Gov. Jay Inslee did the right thing in vetoing SB6617, which exempts the Legislature from
the Public Records Act.
But, as it turns out, he doesn’t deserve all the accolades he’s receiving. In fact, he was complicit.
In his own press statement issued last night announcing the veto was this sentence:
“Though I expressed concerns about the outline of the bill, I did tell legislators I would let the bill become law if they delivered it with enough votes to override a veto.” (Emphasis added.)
So much for the principal that Legislators should be open and transparent about public records.
“The public’s right to government information is one we hold dearly in Washington,” Inslee stated. “Transparency is a cornerstone of a democratic government, and I’m very proud of my administration’s record on public disclosure. I believe legislators will find they can fulfill their duties while being fully transparent, just like state and local governments all across Washington.”
Yet Inslee nevertheless was willing to let the bill become law without a whimper. Inslee told MSNBC that “I can’t” veto the bill because it was approved with a veto-proof majority. Of course, he could. What he didn’t say was he had struck a deal with the legislators.

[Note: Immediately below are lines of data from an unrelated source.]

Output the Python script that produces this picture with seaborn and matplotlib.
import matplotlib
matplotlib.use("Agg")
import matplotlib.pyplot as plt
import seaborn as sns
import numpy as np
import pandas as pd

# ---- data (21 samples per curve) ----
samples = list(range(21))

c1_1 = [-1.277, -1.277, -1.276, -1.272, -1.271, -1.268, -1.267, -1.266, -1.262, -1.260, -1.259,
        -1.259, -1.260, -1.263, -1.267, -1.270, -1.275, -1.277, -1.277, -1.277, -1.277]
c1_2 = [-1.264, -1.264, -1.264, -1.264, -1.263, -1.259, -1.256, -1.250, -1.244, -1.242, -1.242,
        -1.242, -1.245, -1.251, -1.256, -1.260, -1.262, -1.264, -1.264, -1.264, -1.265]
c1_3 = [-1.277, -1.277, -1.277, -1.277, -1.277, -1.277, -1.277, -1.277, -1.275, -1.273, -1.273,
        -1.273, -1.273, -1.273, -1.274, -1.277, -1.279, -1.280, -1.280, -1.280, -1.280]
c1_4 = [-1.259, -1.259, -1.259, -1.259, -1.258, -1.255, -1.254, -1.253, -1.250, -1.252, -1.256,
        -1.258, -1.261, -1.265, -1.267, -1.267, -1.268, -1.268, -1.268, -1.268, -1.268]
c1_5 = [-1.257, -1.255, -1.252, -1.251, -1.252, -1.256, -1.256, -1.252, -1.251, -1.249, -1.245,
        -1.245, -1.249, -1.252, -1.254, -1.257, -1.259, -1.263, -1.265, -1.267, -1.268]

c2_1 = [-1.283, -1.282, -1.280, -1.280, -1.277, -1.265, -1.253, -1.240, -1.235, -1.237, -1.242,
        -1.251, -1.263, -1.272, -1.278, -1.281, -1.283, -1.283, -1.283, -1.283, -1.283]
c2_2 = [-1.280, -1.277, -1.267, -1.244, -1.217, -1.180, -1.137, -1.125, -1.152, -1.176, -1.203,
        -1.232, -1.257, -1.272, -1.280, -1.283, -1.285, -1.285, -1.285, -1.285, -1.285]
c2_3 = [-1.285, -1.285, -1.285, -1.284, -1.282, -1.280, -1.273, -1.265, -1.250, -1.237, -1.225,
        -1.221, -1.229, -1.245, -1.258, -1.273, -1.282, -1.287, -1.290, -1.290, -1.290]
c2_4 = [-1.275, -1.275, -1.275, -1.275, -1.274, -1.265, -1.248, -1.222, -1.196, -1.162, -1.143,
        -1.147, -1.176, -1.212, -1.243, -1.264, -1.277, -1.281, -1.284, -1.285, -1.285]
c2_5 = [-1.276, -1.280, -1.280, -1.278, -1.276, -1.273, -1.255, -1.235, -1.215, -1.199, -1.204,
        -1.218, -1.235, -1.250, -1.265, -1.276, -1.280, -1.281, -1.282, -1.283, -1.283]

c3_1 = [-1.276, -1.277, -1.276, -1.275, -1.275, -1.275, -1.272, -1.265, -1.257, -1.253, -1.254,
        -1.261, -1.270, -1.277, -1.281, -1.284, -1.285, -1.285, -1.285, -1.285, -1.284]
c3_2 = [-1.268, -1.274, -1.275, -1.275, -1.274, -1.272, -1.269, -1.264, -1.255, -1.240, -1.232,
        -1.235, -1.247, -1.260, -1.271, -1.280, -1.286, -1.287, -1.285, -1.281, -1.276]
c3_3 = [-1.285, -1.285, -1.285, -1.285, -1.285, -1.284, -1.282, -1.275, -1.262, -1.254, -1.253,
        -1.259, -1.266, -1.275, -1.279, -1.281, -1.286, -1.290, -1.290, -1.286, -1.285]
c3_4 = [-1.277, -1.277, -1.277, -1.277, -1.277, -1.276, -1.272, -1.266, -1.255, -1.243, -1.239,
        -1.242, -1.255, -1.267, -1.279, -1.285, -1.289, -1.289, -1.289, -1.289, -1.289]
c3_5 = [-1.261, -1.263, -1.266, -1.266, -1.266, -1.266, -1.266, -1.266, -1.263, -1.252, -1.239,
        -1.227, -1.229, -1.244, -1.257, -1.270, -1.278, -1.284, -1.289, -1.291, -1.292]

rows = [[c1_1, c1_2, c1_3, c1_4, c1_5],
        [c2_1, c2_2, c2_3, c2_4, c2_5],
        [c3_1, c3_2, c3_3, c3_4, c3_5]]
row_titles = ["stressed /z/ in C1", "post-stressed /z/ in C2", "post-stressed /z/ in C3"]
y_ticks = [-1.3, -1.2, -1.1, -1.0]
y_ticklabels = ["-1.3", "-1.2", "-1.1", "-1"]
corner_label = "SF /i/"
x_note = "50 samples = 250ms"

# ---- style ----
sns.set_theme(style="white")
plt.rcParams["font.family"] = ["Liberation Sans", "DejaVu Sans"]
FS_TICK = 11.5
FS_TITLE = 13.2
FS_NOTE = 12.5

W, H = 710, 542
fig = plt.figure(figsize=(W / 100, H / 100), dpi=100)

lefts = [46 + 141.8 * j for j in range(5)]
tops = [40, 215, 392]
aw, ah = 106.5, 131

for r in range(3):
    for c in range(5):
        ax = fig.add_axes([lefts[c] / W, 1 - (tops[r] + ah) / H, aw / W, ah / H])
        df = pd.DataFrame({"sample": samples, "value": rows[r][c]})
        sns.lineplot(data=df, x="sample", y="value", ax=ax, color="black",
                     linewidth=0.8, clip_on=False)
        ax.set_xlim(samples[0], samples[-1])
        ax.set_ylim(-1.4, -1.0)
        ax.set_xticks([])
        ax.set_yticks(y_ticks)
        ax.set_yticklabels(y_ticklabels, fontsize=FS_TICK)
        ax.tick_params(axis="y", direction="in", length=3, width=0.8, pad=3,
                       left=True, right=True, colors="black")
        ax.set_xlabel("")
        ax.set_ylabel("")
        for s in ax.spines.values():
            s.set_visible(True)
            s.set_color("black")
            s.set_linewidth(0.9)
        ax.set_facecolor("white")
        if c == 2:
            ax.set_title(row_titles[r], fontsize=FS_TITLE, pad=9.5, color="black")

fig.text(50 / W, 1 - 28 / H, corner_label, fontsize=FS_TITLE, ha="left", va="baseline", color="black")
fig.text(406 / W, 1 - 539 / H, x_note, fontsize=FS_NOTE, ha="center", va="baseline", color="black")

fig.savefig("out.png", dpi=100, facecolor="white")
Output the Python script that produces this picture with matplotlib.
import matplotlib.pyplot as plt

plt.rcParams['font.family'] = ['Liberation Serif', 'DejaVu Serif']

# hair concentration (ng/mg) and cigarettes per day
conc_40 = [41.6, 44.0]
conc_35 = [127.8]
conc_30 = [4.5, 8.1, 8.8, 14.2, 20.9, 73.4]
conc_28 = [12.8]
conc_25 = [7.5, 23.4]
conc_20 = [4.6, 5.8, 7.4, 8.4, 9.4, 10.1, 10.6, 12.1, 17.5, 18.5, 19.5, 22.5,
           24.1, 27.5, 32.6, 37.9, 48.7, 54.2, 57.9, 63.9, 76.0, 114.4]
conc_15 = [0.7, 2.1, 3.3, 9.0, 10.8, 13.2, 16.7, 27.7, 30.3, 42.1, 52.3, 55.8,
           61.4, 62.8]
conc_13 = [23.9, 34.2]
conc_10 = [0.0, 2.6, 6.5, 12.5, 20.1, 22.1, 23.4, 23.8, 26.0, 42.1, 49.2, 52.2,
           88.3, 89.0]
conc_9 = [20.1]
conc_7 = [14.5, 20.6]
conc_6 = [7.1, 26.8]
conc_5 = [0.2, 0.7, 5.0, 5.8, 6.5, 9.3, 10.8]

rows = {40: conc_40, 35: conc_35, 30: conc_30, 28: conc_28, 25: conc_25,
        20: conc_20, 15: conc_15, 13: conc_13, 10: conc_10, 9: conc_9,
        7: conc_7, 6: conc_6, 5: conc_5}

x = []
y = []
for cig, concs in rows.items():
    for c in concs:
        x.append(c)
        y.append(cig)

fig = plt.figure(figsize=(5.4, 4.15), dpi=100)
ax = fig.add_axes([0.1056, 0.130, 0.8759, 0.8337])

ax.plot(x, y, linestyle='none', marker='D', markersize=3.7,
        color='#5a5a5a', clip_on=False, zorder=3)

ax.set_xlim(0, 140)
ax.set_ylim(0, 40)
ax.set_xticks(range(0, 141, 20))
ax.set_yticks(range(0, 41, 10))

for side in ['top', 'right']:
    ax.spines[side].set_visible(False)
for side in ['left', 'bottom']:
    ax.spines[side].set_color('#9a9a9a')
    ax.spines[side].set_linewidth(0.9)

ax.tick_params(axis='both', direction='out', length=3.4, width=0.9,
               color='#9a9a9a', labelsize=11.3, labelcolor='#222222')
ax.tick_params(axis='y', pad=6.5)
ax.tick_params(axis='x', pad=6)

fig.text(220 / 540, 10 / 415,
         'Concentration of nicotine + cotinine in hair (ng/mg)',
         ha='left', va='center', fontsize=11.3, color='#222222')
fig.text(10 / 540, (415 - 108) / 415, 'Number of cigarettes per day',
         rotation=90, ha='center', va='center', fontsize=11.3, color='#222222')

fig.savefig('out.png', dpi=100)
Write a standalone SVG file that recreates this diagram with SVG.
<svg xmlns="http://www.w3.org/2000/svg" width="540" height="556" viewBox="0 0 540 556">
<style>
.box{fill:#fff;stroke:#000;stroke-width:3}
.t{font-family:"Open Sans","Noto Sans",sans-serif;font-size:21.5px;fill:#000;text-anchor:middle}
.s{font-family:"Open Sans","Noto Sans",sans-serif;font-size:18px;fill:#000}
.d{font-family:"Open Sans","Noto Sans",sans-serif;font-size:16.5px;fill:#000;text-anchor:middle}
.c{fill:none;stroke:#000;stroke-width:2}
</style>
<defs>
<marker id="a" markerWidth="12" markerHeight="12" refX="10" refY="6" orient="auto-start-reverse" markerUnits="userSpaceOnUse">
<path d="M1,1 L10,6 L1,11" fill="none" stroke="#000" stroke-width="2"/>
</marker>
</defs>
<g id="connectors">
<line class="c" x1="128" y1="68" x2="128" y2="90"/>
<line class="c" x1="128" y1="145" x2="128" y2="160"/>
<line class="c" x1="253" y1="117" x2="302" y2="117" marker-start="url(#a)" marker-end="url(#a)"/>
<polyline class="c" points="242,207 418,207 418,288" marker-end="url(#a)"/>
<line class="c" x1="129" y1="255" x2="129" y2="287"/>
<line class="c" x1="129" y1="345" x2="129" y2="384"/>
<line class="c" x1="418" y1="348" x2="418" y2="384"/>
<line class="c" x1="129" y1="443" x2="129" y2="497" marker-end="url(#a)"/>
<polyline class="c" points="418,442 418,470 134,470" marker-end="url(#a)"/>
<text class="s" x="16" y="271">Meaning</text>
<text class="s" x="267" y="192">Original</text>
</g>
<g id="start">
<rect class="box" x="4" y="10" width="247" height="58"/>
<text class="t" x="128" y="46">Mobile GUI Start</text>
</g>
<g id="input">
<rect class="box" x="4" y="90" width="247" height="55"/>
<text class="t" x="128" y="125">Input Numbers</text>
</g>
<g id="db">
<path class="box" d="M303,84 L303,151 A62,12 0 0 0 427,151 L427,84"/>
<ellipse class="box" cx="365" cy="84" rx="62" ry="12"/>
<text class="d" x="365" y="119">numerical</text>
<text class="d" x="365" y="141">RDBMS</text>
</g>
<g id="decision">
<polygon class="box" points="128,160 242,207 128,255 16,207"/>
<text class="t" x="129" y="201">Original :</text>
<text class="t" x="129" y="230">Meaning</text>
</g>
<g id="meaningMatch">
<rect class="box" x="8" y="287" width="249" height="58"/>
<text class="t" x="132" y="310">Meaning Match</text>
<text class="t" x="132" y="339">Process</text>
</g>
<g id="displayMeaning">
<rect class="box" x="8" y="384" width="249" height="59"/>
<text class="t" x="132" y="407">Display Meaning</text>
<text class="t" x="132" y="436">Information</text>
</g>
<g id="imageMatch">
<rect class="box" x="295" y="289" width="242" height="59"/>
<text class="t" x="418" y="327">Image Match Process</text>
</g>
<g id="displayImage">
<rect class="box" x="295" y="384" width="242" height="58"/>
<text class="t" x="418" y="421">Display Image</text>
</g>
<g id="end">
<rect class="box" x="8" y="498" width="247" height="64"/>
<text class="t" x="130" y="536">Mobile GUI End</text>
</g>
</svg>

This came a short time after he stood up to President Trump on national TV. He wasn’t willing to stand up to the legislators.
The public knew better. They inundated Inslee’s office with more than 12,000 emails and more than 6,300 phone calls protesting this outrageous bill and the secret way in which it was written and adopted.
Legislators also got an earful. They sent letters to Inslee asking him to veto the bill so they could “start over.”
Inslee credited his veto to the legislators’ request, not the peoples’ response.
Inslee’s hesitation on national TV, his refusal to pledge to veto the bill over several days, his pledge to let the bill become law and his reasons for the veto hardly covered himself in glory.
“So much for the principal that Legislators should be open and transparent about public records.”
It’s “principle,” actually, but a Freudian block on this word in an article about politics is easy to understand.